Colleges are being asked if they are satisfied with the current national negotiation procedures, and whether the AoC should continue with them. At present, the AoC represents its members in negotiations with the unions representing FE staff - the University and College Union (UCU), ATL, Unison, GMB and Unite. If an agreement is struck, it is then down to individual colleges to decide whether to implement it.

According to the UCU, in 2014-15, just a third of colleges implemented the pay rise negotiated by the AoC on their behalf.

The question about the future of national bargaining in FE is being asked as part of the AoC’s internal review, which includes plans to overhaul its regional structure and membership fees with the aim of tackling a projected £1 million overspend in its budget for 2017-18. The consultation will last until 3 March.

AoC chief executive David Hughes told TES: “Members have said they want us to spend more time on developing leading thinking ahead of policy changes.”

‘We want effective national bargaining’, unions tell colleges

The consultation comes after the unions and the AoC agreed a 1 per cent pay rise for college staff for 2016-17. The previous year, the AoC did not offer a pay rise on behalf of its member colleges, triggering two national one-day strikes involving the UCU and Unison.

Andrew Harden, UCU’s head of further education, said: “UCU remains committed to national bargaining, but that commitment must be shared by colleges. We want proper and effective national bargaining where colleges abide by what is agreed at a national level.”
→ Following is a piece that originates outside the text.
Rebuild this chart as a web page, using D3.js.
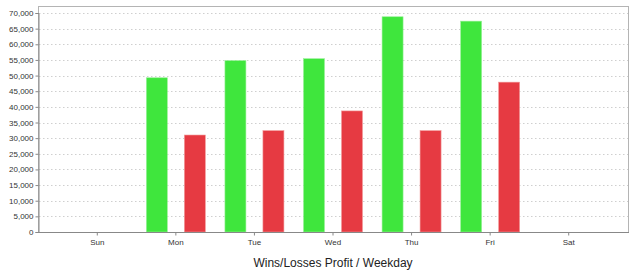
<!DOCTYPE html>
<html>
<head>
<meta charset="utf-8">
<script src="https://cdn.jsdelivr.net/npm/d3@7"></script>
<style>
  body { margin: 0; background: #fff; }
  svg { display: block; font-family: "Liberation Sans", Arial, sans-serif; }
</style>
</head>
<body>
<svg></svg>
<script>
var days = ["Sun", "Mon", "Tue", "Wed", "Thu", "Fri", "Sat"];
var wins = [0, 49300, 54800, 55400, 68800, 67400, 0];
var losses = [0, 31000, 32400, 38700, 32400, 47900, 0];
var yTicks = d3.range(0, 70001, 5000);

var svgWidth = 636, svgHeight = 276;
var plot = {left: 38, top: 6, right: 628, bottom: 232};

var svg = d3.select("svg").attr("width", svgWidth).attr("height", svgHeight);

var yScale = d3.scaleLinear().domain([0, 70000]).range([plot.bottom, 13]);
var xScale = d3.scaleBand().domain(days).range([plot.left + 20, plot.right - 20]);

// plot frame
svg.append("rect")
    .attr("x", plot.left + 0.5).attr("y", plot.top + 0.5)
    .attr("width", plot.right - plot.left).attr("height", plot.bottom - plot.top)
    .attr("fill", "#fff").attr("stroke", "#b4b4b4");

// gridlines
svg.append("g")
    .selectAll("line")
    .data(yTicks.filter(function(d){ return d > 0; }))
    .enter().append("line")
    .attr("x1", plot.left + 1).attr("x2", plot.right)
    .attr("y1", function(d){ return Math.round(yScale(d)) + 0.5; })
    .attr("y2", function(d){ return Math.round(yScale(d)) + 0.5; })
    .attr("stroke", "#cfcfcf")
    .attr("stroke-dasharray", "1.5,2.5");

// bars
var offset = 19, barW = 21;
var g = svg.append("g");
g.selectAll(".win").data(days).enter().append("rect")
    .attr("class", "win")
    .attr("x", function(d, i){ return xScale(d) + xScale.bandwidth()/2 - offset - barW/2; })
    .attr("y", function(d, i){ return yScale(wins[i]); })
    .attr("width", barW)
    .attr("height", function(d, i){ return yScale(0) - yScale(wins[i]); })
    .attr("fill", "#3fe63d")
    .attr("stroke", "#9af09a").attr("stroke-width", 0.6);
g.selectAll(".loss").data(days).enter().append("rect")
    .attr("class", "loss")
    .attr("x", function(d, i){ return xScale(d) + xScale.bandwidth()/2 + offset - barW/2; })
    .attr("y", function(d, i){ return yScale(losses[i]); })
    .attr("width", barW)
    .attr("height", function(d, i){ return yScale(0) - yScale(losses[i]); })
    .attr("fill", "#e63a42")
    .attr("stroke", "#f29a9a").attr("stroke-width", 0.6);

// y axis
var yAxis = d3.axisLeft(yScale).tickValues(yTicks).tickFormat(d3.format(",")).tickSize(3).tickPadding(2);
var ya = svg.append("g")
    .attr("transform", "translate(" + (plot.left + 0.5) + ",0)")
    .call(yAxis);
ya.select(".domain").attr("stroke", "#888");
ya.selectAll(".tick line").attr("stroke", "#888");
ya.selectAll("text").attr("font-size", 8).attr("fill", "#333").attr("font-family", "Liberation Sans, Arial, sans-serif");

// x axis
var xAxis = d3.axisBottom(xScale).tickSize(3).tickPadding(4).tickSizeOuter(0);
var xa = svg.append("g")
    .attr("transform", "translate(0," + (plot.bottom + 0.5) + ")")
    .call(xAxis);
xa.select(".domain").attr("d", "M" + plot.left + ",0H" + (plot.right + 1)).attr("stroke", "#888");
xa.selectAll(".tick line").attr("stroke", "#888");
xa.selectAll("text").attr("font-size", 8).attr("fill", "#333").attr("font-family", "Liberation Sans, Arial, sans-serif");

// title
svg.append("text")
    .text("Wins/Losses Profit / Weekday")
    .attr("x", (plot.left + plot.right) / 2)
    .attr("y", 267)
    .attr("text-anchor", "middle")
    .attr("font-size", 12)
    .attr("fill", "#222");
</script>
</body>
</html>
Ruth Levin, further education national officer at Unison, said: “The AoC should be encouraging all colleges to be part of a national pay bargaining framework. This is the most efficient and effective way to deliver for colleges and their staff. Unions are confident colleges will want to remain part of a national dialogue and that there will be constructive and meaningful negotiations this year, and in coming years.”

But Ian Pryce, principal at Bedford College, told TES it was time for change. “We have a bizarre system where a membership body negotiates non-binding recommendations to about 350 colleges of wildly different financial strength,” he said. “A membership body cannot risk upsetting members and will only agree pay awards that are satisfactory to the vast majority of the membership, so well below what the ‘average’ member might afford.

“There is no incentive to break ranks and pay more. Unions are equally locked into a ‘one rise for all’ mentality so don’t expect it.  If we break ranks, we risk it being used against our colleague principals.”